Locksmith vs Dealer for Car Keys: Which Is Better?
For most vehicles a mobile locksmith is faster and cheaper: the work happens at your car, usually the same day, with no tow. The dealer makes sense for a handful of cases: brand-new models whose key data is not yet released, and some exotic or subscription-locked systems. For everything else, the dealer route mostly buys you a tow bill and a wait.
The real differences
Dealers don't cut keys at the service desk while you wait. Most order the key, program it when the car is on their lot, and bill dealership labor rates. A mobile locksmith carries the cutting machine and programmer in the van and does the same factory-grade pairing through the OBD port. The chip is married to your car either way; there is no 'dealer-only' magic on the vast majority of models.

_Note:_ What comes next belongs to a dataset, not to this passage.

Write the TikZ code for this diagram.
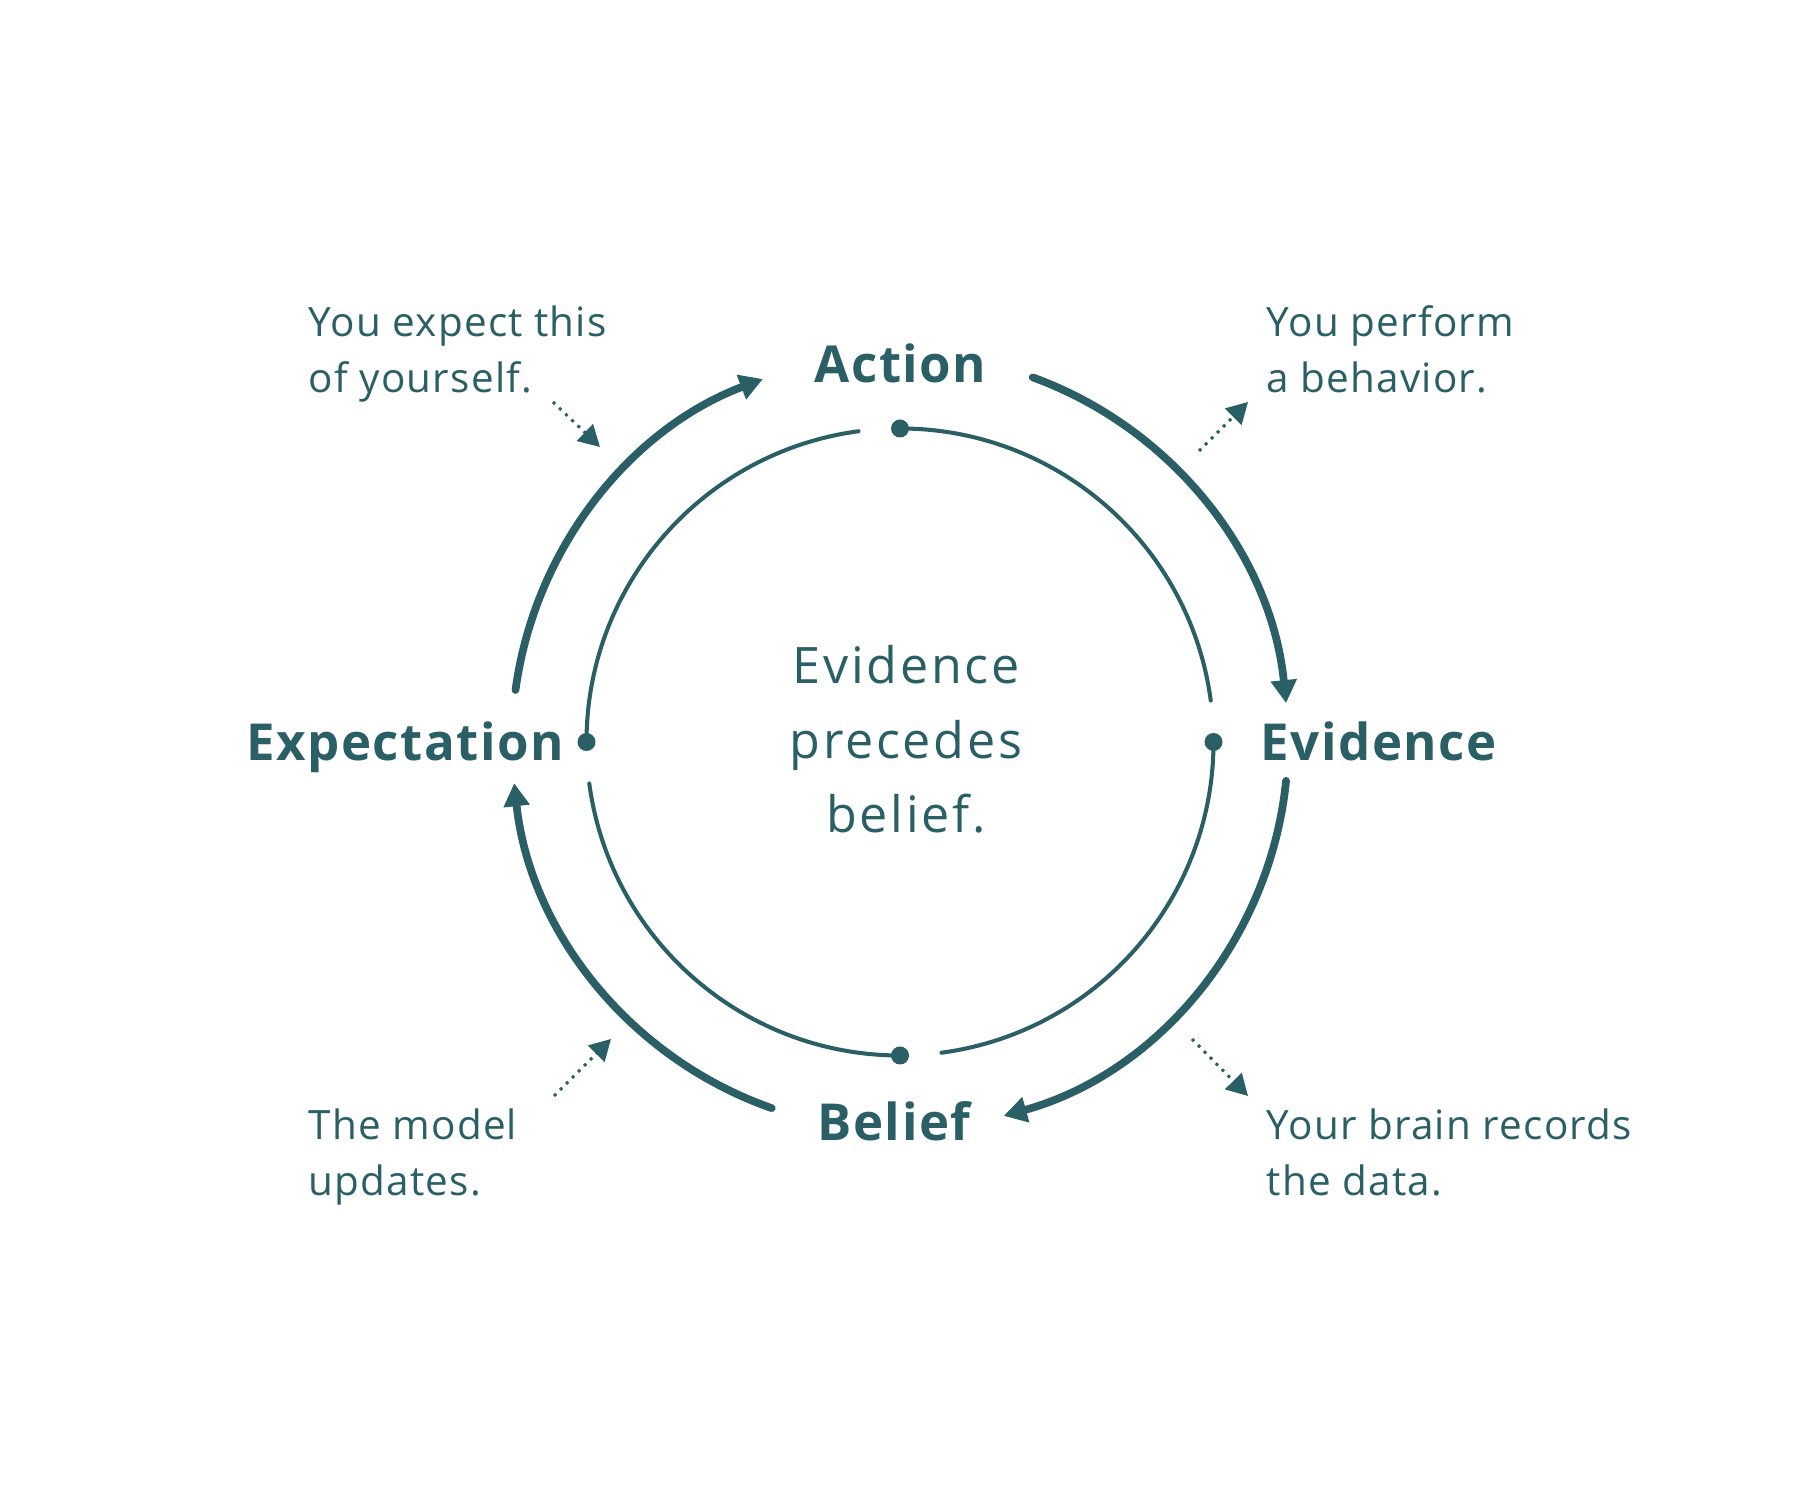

When the dealer is the right call
We'll say it plainly: a model year so new that aftermarket key data does not exist yet, certain European systems where the fob must be ordered against the VIN from the factory, or warranty work where the dealer covers the cost. If your car falls in that bucket, we tell you on the phone instead of experimenting at your expense.
Related Questions
Will a locksmith key void my warranty?
No. A properly programmed key is registered through the same immobilizer interface the dealer uses. Your powertrain and electronics warranties are untouched.
Is the locksmith key lower quality?
We use OEM or OEM-grade blanks and fobs. The blade is cut to factory code, not traced from a worn original, so it is often tighter than the copy a dealer parts counter hands you.